Our King Soopers Dietitian, Jeannie Schwendtner, teaches us several ways to prepare dry beans, including soaking them, which cuts down on their gaseous affect. Check out her crock pot recipe below.
Crock Pot Beans Makes 5-6 cups
1 lb dry beans
1 large onion, chopped
2-3 cloves garlic, smashed and chopped
2 cups low sodium chicken or vegetable broth
4 cups water
1 bay leaf
- Place beans in a colander and rinse well under cold water. Remove any rocks or shriveled beans.
- Place beans in a large bowl and cover with several inches of clean, cold water. Allow to soak at least 6 hours, but overnight is best.

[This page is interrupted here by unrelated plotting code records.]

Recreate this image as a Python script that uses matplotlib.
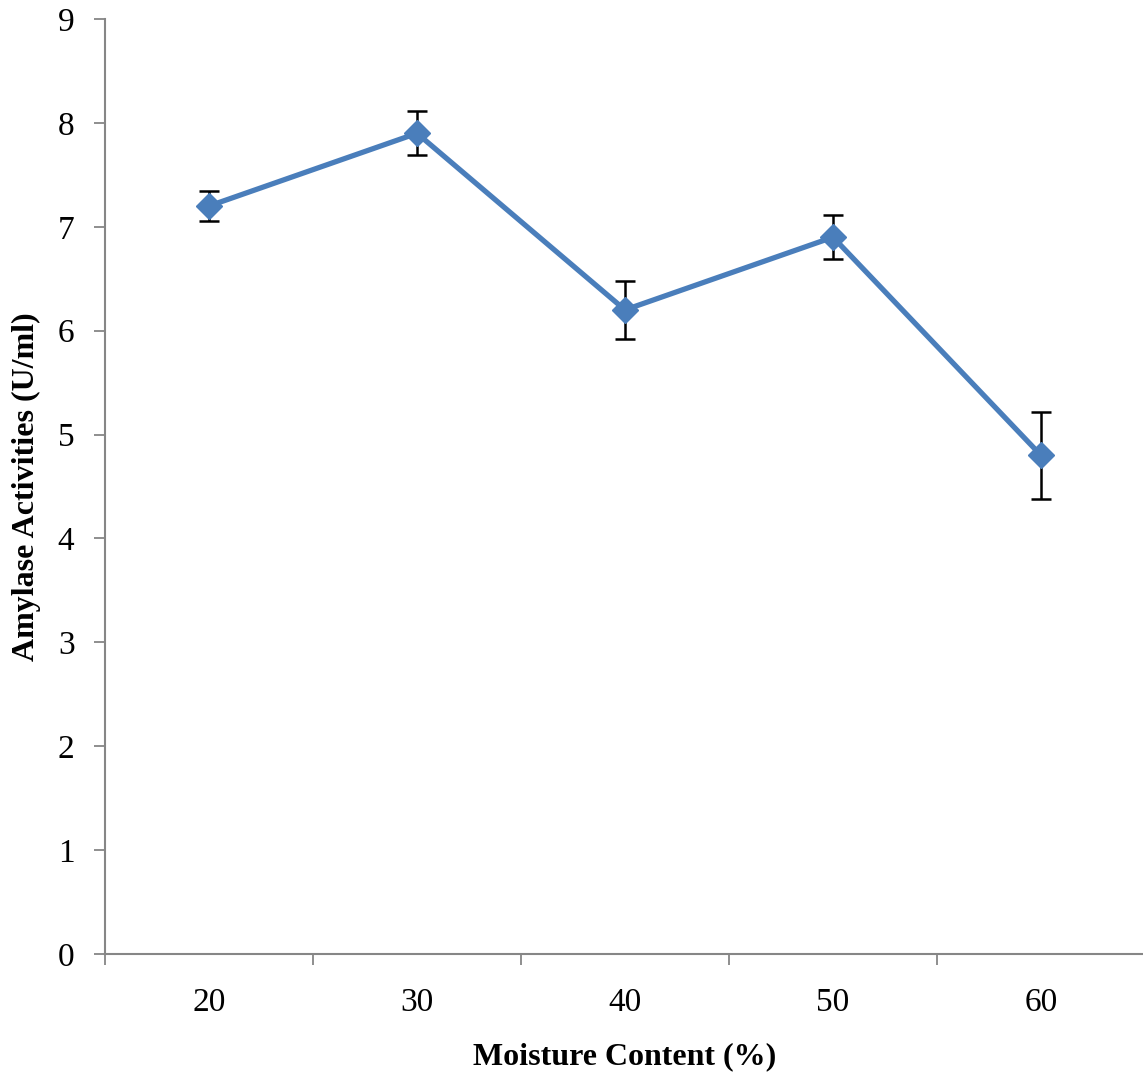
import matplotlib.pyplot as plt
import numpy as np

moisture = ['20', '30', '40', '50', '60']
activity = [7.2, 7.9, 6.2, 6.9, 4.8]
errors = [0.14, 0.21, 0.28, 0.21, 0.42]

plt.rcParams['font.family'] = ['Liberation Serif', 'DejaVu Serif']

fig = plt.figure(figsize=(11.43, 10.78), dpi=100)
ax = fig.add_axes([105 / 1143, 1 - 954 / 1078, 1040 / 1143, 935 / 1078])

x = np.arange(len(moisture))
ax.errorbar(x, activity, yerr=errors, fmt='none', ecolor='black',
            elinewidth=1.8, capsize=7, capthick=1.8, zorder=2)
ax.plot(x, activity, color='#4a7ebb', linewidth=3.8, marker='D',
        markersize=13, zorder=3)

ax.set_xlim(-0.5, len(moisture) - 0.5)
ax.set_ylim(0, 9)
ax.set_yticks(range(0, 10))

# category labels centred, ticks on the boundaries
ax.set_xticks(x)
ax.set_xticklabels(moisture, fontsize=24)
ax.set_xticks(np.arange(-0.5, len(moisture)), minor=True)
ax.tick_params(axis='x', which='major', length=0, pad=24)
ax.tick_params(axis='x', which='minor', length=8, width=1.3,
               color='#868686', direction='out')
ax.tick_params(axis='y', length=8, width=1.3, color='#868686',
               direction='out', labelsize=24, pad=14)

for side in ['top', 'right']:
    ax.spines[side].set_visible(False)
for side in ['left', 'bottom']:
    ax.spines[side].set_color('#868686')
    ax.spines[side].set_linewidth(1.5)

ax.set_xlabel('Moisture Content (%)', fontsize=23, fontweight='bold')
ax.xaxis.set_label_coords(0.5, -88 / 935)
ax.set_ylabel('Amylase Activities (U/ml)', fontsize=23, fontweight='bold')
ax.yaxis.set_label_coords(-64 / 1040, 0.5)

fig.savefig('out.png', dpi=100)
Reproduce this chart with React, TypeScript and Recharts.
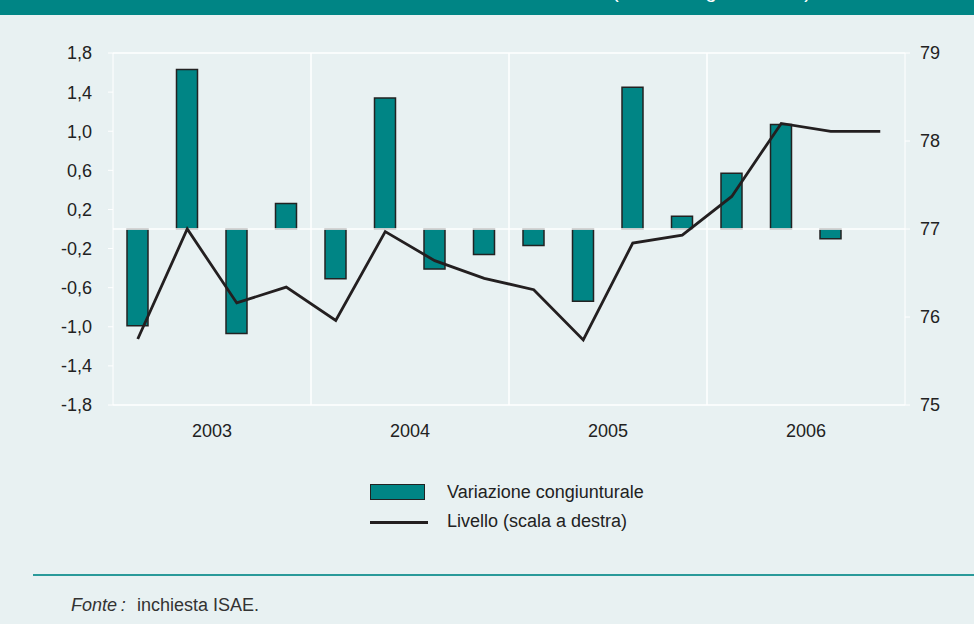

- Drain soaking water and rinse beans again with cold water.
- Place beans in a slow cooker with onion, garlic, water, broth and bay leaf.
- Cook on high for 4-5 hours or low for 6-8.
- Cool and store in the refrigerator for up to one week, or in the freezer for up to three months.
Notes about cooking dry beans:
- In the summer time, soak beans in the refrigerator to prevent fermentation.
- If using the beans for a sweet recipe, eliminate the onion, garlic broth and bay leaf. Cook the beans in 6 cups of water.
- Different bean varieties have different cooking times, so check frequently for tenderness as they cook.
- If adding salt, tomatoes or vinegar to beans, it is important to add them in the last hour of cooking as they will delay increase the cooking time of the beans.